----- EXCERPTED RECORDS -----

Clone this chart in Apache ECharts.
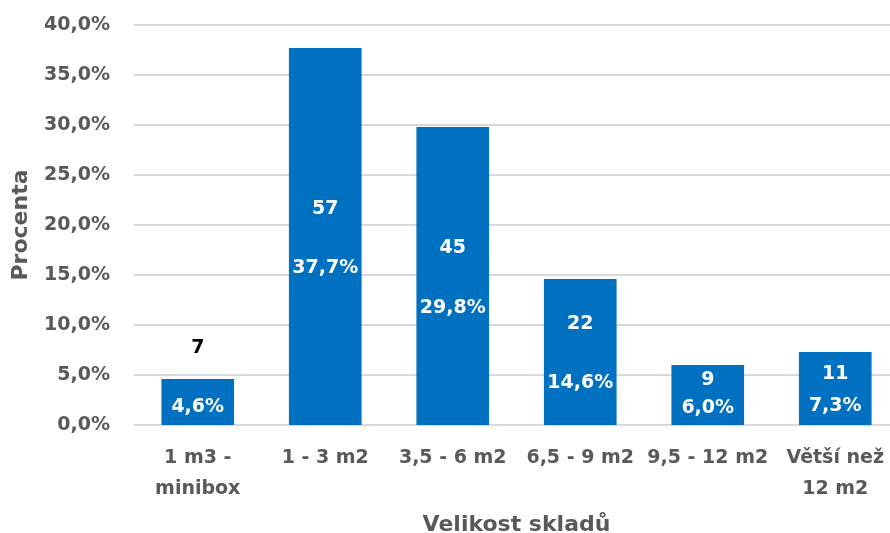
<!DOCTYPE html>
<html>
<head>
<meta charset="utf-8">
<script src="https://cdn.jsdelivr.net/npm/echarts@6/dist/echarts.min.js"></script>
<style>
  html, body { margin: 0; padding: 0; background: #fff; }
  #chart { width: 890px; height: 533px; }
</style>
</head>
<body>
<div id="chart"></div>
<script>
// Storage unit sizes, number of responses and share of responses
const categories = ['1 m3 -\nminibox', '1 - 3 m2', '3,5 - 6 m2', '6,5 - 9 m2', '9,5 - 12 m2', 'Větší než\n12 m2'];
const counts = [7, 57, 45, 22, 9, 11];
const percents = [4.6, 37.7, 29.8, 14.6, 6.0, 7.3];
const yTicks = [0, 5, 10, 15, 20, 25, 30, 35, 40];

// Label spacing inside each bar (distance between the count line and the percent line, vertical shift)
const labelGap = [59, 59, 60, 59, 28, 32];
const labelShift = [-24, 2, 2, 2, -1, 2];

const FONT = '"DejaVu Sans", sans-serif';
const GREY = '#595959';

const fmtPct = v => v.toFixed(1).replace('.', ',') + '%';

const barData = percents.map((v, i) => ({
  value: v,
  label: {
    offset: [0, labelShift[i]],
    rich: {
      n: { color: i === 0 ? '#000000' : '#ffffff', fontFamily: FONT, fontWeight: 700, fontSize: 19, lineHeight: labelGap[i], align: 'center' },
      p: { color: '#ffffff', fontFamily: FONT, fontWeight: 700, fontSize: 19, lineHeight: labelGap[i], align: 'center' }
    }
  }
}));

const chart = echarts.init(document.getElementById('chart'), null, { renderer: 'canvas' });
chart.setOption({
  animation: false,
  grid: { left: 134, right: -9, top: 25, bottom: 108, containLabel: false, outerBoundsMode: 'none' },
  xAxis: {
    type: 'category',
    data: categories,
    axisLine: { show: false },
    axisTick: { show: false },
    axisLabel: {
      color: GREY, fontFamily: FONT, fontWeight: 700, fontSize: 19,
      lineHeight: 31, margin: 18, interval: 0
    },
    name: 'Velikost skladů',
    nameLocation: 'middle',
    nameGap: 89,
    nameTextStyle: { color: GREY, fontFamily: FONT, fontWeight: 700, fontSize: 22 }
  },
  yAxis: {
    type: 'value',
    min: yTicks[0],
    max: yTicks[yTicks.length - 1],
    interval: yTicks[1] - yTicks[0],
    axisLine: { show: false },
    axisTick: { show: false },
    splitLine: { lineStyle: { color: '#d9d9d9', width: 2 } },
    axisLabel: {
      color: GREY, fontFamily: FONT, fontWeight: 700, fontSize: 19, margin: 24,
      formatter: v => fmtPct(v)
    },
    name: 'Procenta',
    nameLocation: 'middle',
    nameGap: 102,
    nameRotate: 90,
    nameTextStyle: { color: GREY, fontFamily: FONT, fontWeight: 700, fontSize: 22 }
  },
  series: [{
    type: 'bar',
    data: barData,
    barCategoryGap: '43%',
    itemStyle: { color: '#0070c0' },
    label: {
      show: true,
      position: 'inside',
      formatter: p => '{n|' + counts[p.dataIndex] + '}\n{p|' + fmtPct(p.value) + '}'
    }
  }]
});
</script>
</body>
</html>
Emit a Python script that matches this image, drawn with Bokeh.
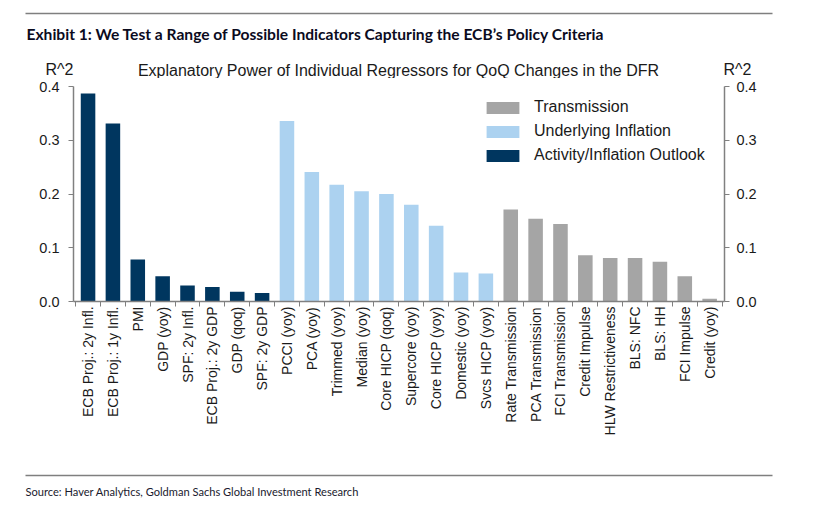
import math
from bokeh.plotting import figure
from bokeh.layouts import column
from bokeh.models import (ColumnDataSource, Range1d, LinearAxis, FixedTicker, PrintfTickFormatter,
                          Label, Legend, LegendItem)
from bokeh.embed import file_html
from bokeh.resources import INLINE

# ---------------- data ----------------
categories = [
    "ECB Proj.: 2y Infl.", "ECB Proj.: 1y Infl.", "PMI", "GDP (yoy)", "SPF: 2y Infl.",
    "ECB Proj.: 2y GDP", "GDP (qoq)", "SPF: 2y GDP",
    "PCCI (yoy)", "PCA (yoy)", "Trimmed (yoy)", "Median (yoy)", "Core HICP (qoq)",
    "Supercore (yoy)", "Core HICP (yoy)", "Domestic (yoy)", "Svcs HICP (yoy)",
    "Rate Transmission", "PCA Transmission", "FCI Transmission", "Credit Impulse",
    "HLW Restrictiveness", "BLS: NFC", "BLS: HH", "FCI Impulse", "Credit (yoy)",
]
r2_values = [
    0.387, 0.331, 0.078, 0.047, 0.030, 0.027, 0.018, 0.016,
    0.336, 0.241, 0.217, 0.205, 0.200, 0.180, 0.141, 0.054, 0.052,
    0.171, 0.154, 0.144, 0.086, 0.081, 0.081, 0.074, 0.047, 0.005,
]
groups = (["Activity/Inflation Outlook"] * 8 + ["Underlying Inflation"] * 9
          + ["Transmission"] * 9)
group_colors = {
    "Transmission": "#A5A5A5",
    "Underlying Inflation": "#ACD2F0",
    "Activity/Inflation Outlook": "#00365F",
}
legend_order = ["Transmission", "Underlying Inflation", "Activity/Inflation Outlook"]
y_ticks = [0.0, 0.1, 0.2, 0.3, 0.4]

title_text = "Exhibit 1: We Test a Range of Possible Indicators Capturing the ECB\u2019s Policy Criteria"
chart_title = "Explanatory Power of Individual Regressors for QoQ Changes in the DFR"
axis_title = "R^2"
source_text = "Source: Haver Analytics, Goldman Sachs Global Investment Research"

FONT = "Liberation Sans"
HEAD_FONT = "Lato"
AXIS_COLOR = "#808080"
LABEL_COLOR = "#1a1a1a"
RULE_COLOR = "#7f7f7f"
W = 816
TOP_H, BOT_H = 78, 46
MAIN_H = 508 - TOP_H - BOT_H
n = len(categories)


def strip_fig(h):
    f = figure(width=W, height=h, output_backend="svg", toolbar_location=None,
               x_range=Range1d(0, W), y_range=Range1d(h, 0),
               x_axis_location=None, y_axis_location=None,
               min_border=0, min_border_left=0, min_border_right=0,
               min_border_top=0, min_border_bottom=0, frame_align=False)
    f.outline_line_color = None
    f.xgrid.visible = False
    f.ygrid.visible = False
    f.background_fill_color = "white"
    f.border_fill_color = "white"
    return f


def add_text(f, x, y, text, size, align="left", font=FONT, style="normal", color=LABEL_COLOR):
    f.add_layout(Label(x=x, y=y, text=text, text_font=font, text_font_size=size,
                       text_font_style=style, text_color=color,
                       text_align=align, text_baseline="middle"))


# ---------------- top strip: rule, exhibit title, chart title, R^2 labels ----------------
top = strip_fig(TOP_H)
top.segment(x0=[25], y0=[13], x1=[772], y1=[13], line_color=RULE_COLOR, line_width=1.5)
add_text(top, 26, 33, title_text, "15.6px", font=HEAD_FONT, style="bold", color="#0b0b1e")
add_text(top, 59, 69, axis_title, "16px", align="center")
add_text(top, 737, 69, axis_title, "16px", align="center")
add_text(top, 398, 70, chart_title, "16px", align="center")

# ---------------- main chart ----------------
p = figure(width=W, height=MAIN_H, output_backend="svg", toolbar_location=None,
           x_range=Range1d(-0.585, n - 1 + 0.597), y_range=Range1d(0, 0.4),
           min_border_left=73, min_border_right=92, min_border_top=8,
           min_border_bottom=MAIN_H - 8 - 215, y_axis_location=None, frame_align=False)
p.outline_line_color = None
p.background_fill_color = "white"
p.border_fill_color = "white"
p.xgrid.visible = False
p.ygrid.visible = False

renderers = {}
for g in legend_order[::-1]:
    idx = [i for i, gg in enumerate(groups) if gg == g]
    src = ColumnDataSource(dict(x=idx, top=[r2_values[i] for i in idx]))
    renderers[g] = p.vbar(x="x", top="top", width=0.585, source=src,
                          fill_color=group_colors[g], line_color=None)

xa = p.xaxis[0]
xa.ticker = FixedTicker(ticks=list(range(n)), minor_ticks=[i - 0.5 for i in range(n + 1)])
xa.major_label_overrides = {i: c for i, c in enumerate(categories)}
xa.major_label_orientation = math.pi / 2
xa.major_label_text_font = FONT
xa.major_label_text_font_size = "14px"
xa.major_label_text_color = LABEL_COLOR
xa.major_label_standoff = 0
xa.major_tick_out = 0
xa.major_tick_in = 0
xa.minor_tick_out = 5
xa.minor_tick_in = 0
xa.minor_tick_line_color = AXIS_COLOR
xa.axis_line_color = AXIS_COLOR
xa.axis_line_width = 1.5

for loc, standoff in (("left", 9), ("right", 7)):
    ya = LinearAxis(ticker=FixedTicker(ticks=y_ticks), formatter=PrintfTickFormatter(format="%.1f"))
    ya.major_label_text_font = FONT
    ya.major_label_text_font_size = "14.5px"
    ya.major_label_text_color = LABEL_COLOR
    ya.major_label_standoff = standoff
    ya.major_tick_out = 5
    ya.major_tick_in = 0
    ya.minor_tick_line_color = None
    ya.major_tick_line_color = AXIS_COLOR
    ya.axis_line_color = AXIS_COLOR
    ya.axis_line_width = 1.5
    p.add_layout(ya, loc)

legend = Legend(items=[LegendItem(label=g, renderers=[renderers[g]]) for g in legend_order],
                location=(409, 136), orientation="vertical",
                glyph_width=41, glyph_height=15, label_height=20, spacing=4,
                label_standoff=11, padding=0, margin=0,
                label_text_font=FONT, label_text_font_size="16px", label_text_color=LABEL_COLOR,
                border_line_color=None, background_fill_alpha=0)
p.add_layout(legend)

# ---------------- bottom strip: rule and source ----------------
bot = strip_fig(BOT_H)
bot.segment(x0=[25], y0=[13], x1=[772], y1=[13], line_color=RULE_COLOR, line_width=1.5)
add_text(bot, 25, 29, source_text, "11.1px", font=HEAD_FONT, color="#1a1a2e")

layout = column(top, p, bot, spacing=0)
open("out.html", "w").write(file_html(layout, INLINE))
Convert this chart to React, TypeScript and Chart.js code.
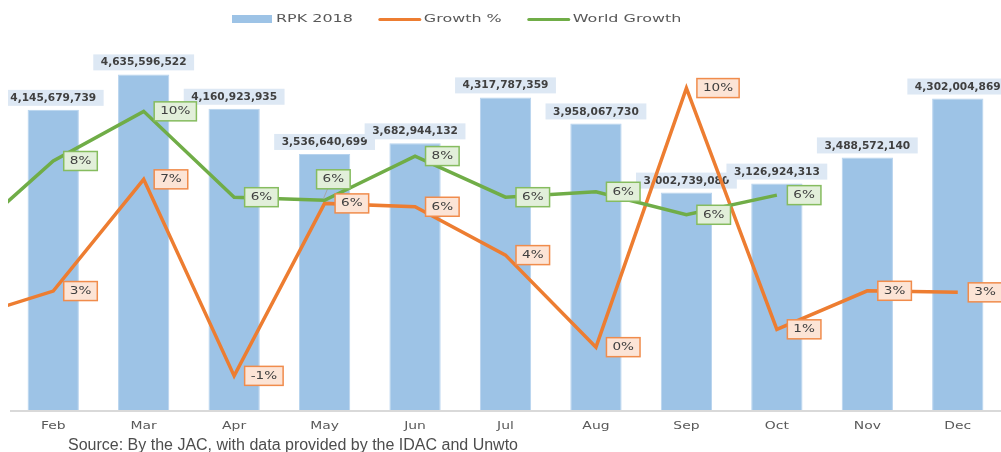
import React, { useEffect, useRef } from "react";
import { Chart, registerables } from "chart.js";

Chart.register(...registerables);

// Months shown on the category axis.
const months = ["Feb", "Mar", "Apr", "May", "Jun", "Jul", "Aug", "Sep", "Oct", "Nov", "Dec"];
// The growth lines start one month earlier, so the segment entering from the left edge is drawn.
const lineMonths = ["Jan", ...months];

const rpk2018 = [
  4145679739, 4635596522, 4160923935, 3536640699, 3682944132, 4317787359,
  3958067730, 3002739080, 3126924313, 3488572140, 4302004869,
];
// Percent values, Jan..Dec
const growthPct = [1.5, 2.6, 6.92, -0.68, 5.99, 5.86, 3.99, 0.43, 10.45, 1.12, 2.61, 2.55];
// Percent values, Jan..Oct
const worldGrowthPct = [4.5, 7.63, 9.55, 6.23, 6.11, 7.82, 6.23, 6.44, 5.55, 6.31];

const legendLabels = ["RPK 2018", "Growth %", "World Growth"];
const sourceNote = "Source: By the JAC, with data provided by the IDAC and Unwto";

const BAR_BLUE = "#9dc3e6";
const ORANGE = "#ed7d31";
const GREEN = "#70ad47";
const TEXT_GREY = "#404040";
const LEGEND_GREY = "#595959";

// Label boxes that sit somewhere other than right of their point.
const labelNudges = [{ dataset: 2, index: 4, dx: -8, dy: -21, leader: true }];

function stretchedText(
  ctx: CanvasRenderingContext2D,
  text: string,
  x: number,
  y: number,
  font: string,
  color: string,
  sx: number,
  align: "left" | "center"
): number {
  ctx.save();
  ctx.font = font;
  ctx.fillStyle = color;
  ctx.textBaseline = "middle";
  ctx.textAlign = "left";
  const w = ctx.measureText(text).width * sx;
  const left = align === "center" ? x - w / 2 : x;
  ctx.translate(left, y);
  ctx.scale(sx, 1);
  ctx.fillText(text, 0, 0);
  ctx.restore();
  return w;
}

function textWidth(ctx: CanvasRenderingContext2D, text: string, font: string, sx: number) {
  ctx.save();
  ctx.font = font;
  const w = ctx.measureText(text).width * sx;
  ctx.restore();
  return w;
}

const decorations = {
  id: "decorations",
  beforeDatasetsDraw(chart: any) {
    const { ctx, chartArea } = chart;
    // category axis line
    ctx.save();
    ctx.strokeStyle = "#d9d9d9";
    ctx.lineWidth = 2;
    ctx.beginPath();
    ctx.moveTo(chartArea.left + 2, chartArea.bottom + 1);
    ctx.lineTo(chartArea.right, chartArea.bottom + 1);
    ctx.stroke();
    ctx.restore();
  },
  afterDatasetDraw(chart: any, args: any) {
    if (args.index !== 0) return;
    const { ctx } = chart;
    const font = "bold 10px 'DejaVu Sans'";
    const sx = 1.06;
    args.meta.data.forEach((bar: any, i: number) => {
      const text = rpk2018[i].toLocaleString("en-US");
      const w = textWidth(ctx, text, font, sx) + 15;
      const h = 16;
      const bottom = bar.y - 4;
      ctx.save();
      ctx.fillStyle = "#dde8f4";
      ctx.fillRect(bar.x - w / 2, bottom - h, w, h);
      ctx.restore();
      stretchedText(ctx, text, bar.x, bottom - h / 2 + 0.5, font, TEXT_GREY, sx, "center");
    });
  },
  afterDatasetsDraw(chart: any) {
    const { ctx, chartArea } = chart;
    const series = [
      { ds: 1, values: growthPct, stroke: "#f08c4c", fill: "#fce4d6" },
      { ds: 2, values: worldGrowthPct, stroke: "#86bc5f", fill: "#e2efda" },
    ];
    const font = "10px 'DejaVu Sans'";
    const sx = 1.36;
    series.forEach((s) => {
      const meta = chart.getDatasetMeta(s.ds);
      s.values.forEach((v, i) => {
        if (i === 0 || v === null) return;
        const pt = meta.data[i];
        if (!pt) return;
        const text = `${Math.round(v)}%`;
        const w = textWidth(ctx, text, font, sx) + 12;
        const h = 19;
        const nudge = labelNudges.find((n) => n.dataset === s.ds && n.index === i);
        const left = pt.x + (nudge ? nudge.dx : 10.5);
        const cy = pt.y + (nudge ? nudge.dy : 0);
        if (nudge && nudge.leader) {
          ctx.save();
          ctx.strokeStyle = "#a6a6a6";
          ctx.lineWidth = 1;
          ctx.beginPath();
          ctx.moveTo(pt.x - 1, pt.y - 2);
          ctx.lineTo(pt.x + 3, cy + h / 2);
          ctx.stroke();
          ctx.restore();
        }
        ctx.save();
        ctx.fillStyle = s.fill;
        ctx.strokeStyle = s.stroke;
        ctx.lineWidth = 1.5;
        ctx.fillRect(left, cy - h / 2, w, h);
        ctx.strokeRect(left, cy - h / 2, w, h);
        ctx.restore();
        stretchedText(ctx, text, left + w / 2, cy + 0.5, font, TEXT_GREY, sx, "center");
      });
    });

    // month labels under the axis
    const xScale = chart.scales.x;
    months.forEach((m, i) => {
      stretchedText(
        ctx, m, xScale.getPixelForValue(i), chartArea.bottom + 16,
        "9.8px 'DejaVu Sans'", LEGEND_GREY, 1.42, "center"
      );
    });

    // legend
    const lFont = "11px 'DejaVu Sans'";
    const lSx = 1.45;
    const ly = 19.5;
    let x = 224;
    ctx.save();
    ctx.fillStyle = BAR_BLUE;
    ctx.fillRect(x, 15, 40, 8);
    ctx.restore();
    x += 44;
    x += stretchedText(ctx, legendLabels[0], x, ly, lFont, LEGEND_GREY, lSx, "left");
    [
      { color: ORANGE, label: legendLabels[1] },
      { color: GREEN, label: legendLabels[2] },
    ].forEach((item) => {
      x += 27;
      ctx.save();
      ctx.strokeStyle = item.color;
      ctx.lineWidth = 3;
      ctx.lineCap = "round";
      ctx.beginPath();
      ctx.moveTo(x, ly);
      ctx.lineTo(x + 40, ly);
      ctx.stroke();
      ctx.restore();
      x += 44;
      x += stretchedText(ctx, item.label, x, ly, lFont, LEGEND_GREY, lSx, "left");
    });

    // source note
    ctx.save();
    ctx.font = "16px 'Liberation Sans', Arial, sans-serif";
    ctx.fillStyle = "#4d4d4d";
    ctx.textBaseline = "alphabetic";
    ctx.fillText(sourceNote, 60, 450);
    ctx.restore();
  },
};

export default function App() {
  const canvasRef = useRef<HTMLCanvasElement | null>(null);

  useEffect(() => {
    const canvas = canvasRef.current;
    if (!canvas) return;
    const chart = new Chart(canvas, {
      type: "bar",
      data: {
        labels: months,
        datasets: [
          {
            type: "bar",
            label: legendLabels[0],
            data: rpk2018,
            xAxisID: "x",
            yAxisID: "y",
            backgroundColor: BAR_BLUE,
            borderColor: "#b7d3ee",
            borderWidth: 1,
            grouped: false,
            barPercentage: 0.567,
            categoryPercentage: 1,
            order: 3,
          },
          {
            type: "line",
            label: legendLabels[1],
            data: growthPct.map((v, i) => ({ x: i, y: v, month: lineMonths[i] })),
            xAxisID: "x2",
            yAxisID: "y1",
            borderColor: ORANGE,
            borderWidth: 3.5,
            borderJoinStyle: "miter",
            pointRadius: 0,
            tension: 0,
            order: 2,
          },
          {
            type: "line",
            label: legendLabels[2],
            data: worldGrowthPct.map((v, i) => ({ x: i, y: v, month: lineMonths[i] })),
            xAxisID: "x2",
            yAxisID: "y1",
            borderColor: GREEN,
            borderWidth: 3.5,
            borderJoinStyle: "miter",
            pointRadius: 0,
            tension: 0,
            order: 1,
          },
        ],
      } as any,
      options: {
        responsive: false,
        maintainAspectRatio: false,
        animation: false,
        devicePixelRatio: 1,
        layout: { padding: { top: 48, bottom: 42, left: 0, right: 0 } },
        plugins: {
          legend: { display: false },
          tooltip: { enabled: false },
        },
        scales: {
          x: { type: "category", display: false, offset: true },
          x2: { type: "linear", display: false, offset: false, min: 0.5, max: 11.5 },
          y: { type: "linear", display: false, min: 0, max: 5000000000 },
          y1: { type: "linear", display: false, min: -2, max: 12 },
        },
      } as any,
      plugins: [decorations],
    });
    return () => chart.destroy();
  }, []);

  return (
    <div
      style={{
        position: "fixed",
        left: 0,
        top: 0,
        width: 1001,
        height: 452,
        overflow: "hidden",
        background: "#ffffff",
      }}
    >
      <canvas
        ref={canvasRef}
        width={995}
        height={452}
        style={{ position: "absolute", left: 8, top: 0, width: 995, height: 452 }}
      />
    </div>
  );
}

-----

#### [AIM OF THE EXERCISE]
Please reproduce the listing exactly from its opening line through the line that contains "30, 35, 40];", both included, with all pictures omitted.

#### [THE REPLY]
Clone this chart in Apache ECharts.
<!DOCTYPE html>
<html>
<head>
<meta charset="utf-8">
<script src="https://cdn.jsdelivr.net/npm/echarts@6/dist/echarts.min.js"></script>
<style>
  html, body { margin: 0; padding: 0; background: #fff; }
  #chart { width: 890px; height: 533px; }
</style>
</head>
<body>
<div id="chart"></div>
<script>
// Storage unit sizes, number of responses and share of responses
const categories = ['1 m3 -\nminibox', '1 - 3 m2', '3,5 - 6 m2', '6,5 - 9 m2', '9,5 - 12 m2', 'Větší než\n12 m2'];
const counts = [7, 57, 45, 22, 9, 11];
const percents = [4.6, 37.7, 29.8, 14.6, 6.0, 7.3];
const yTicks = [0, 5, 10, 15, 20, 25, 30, 35, 40];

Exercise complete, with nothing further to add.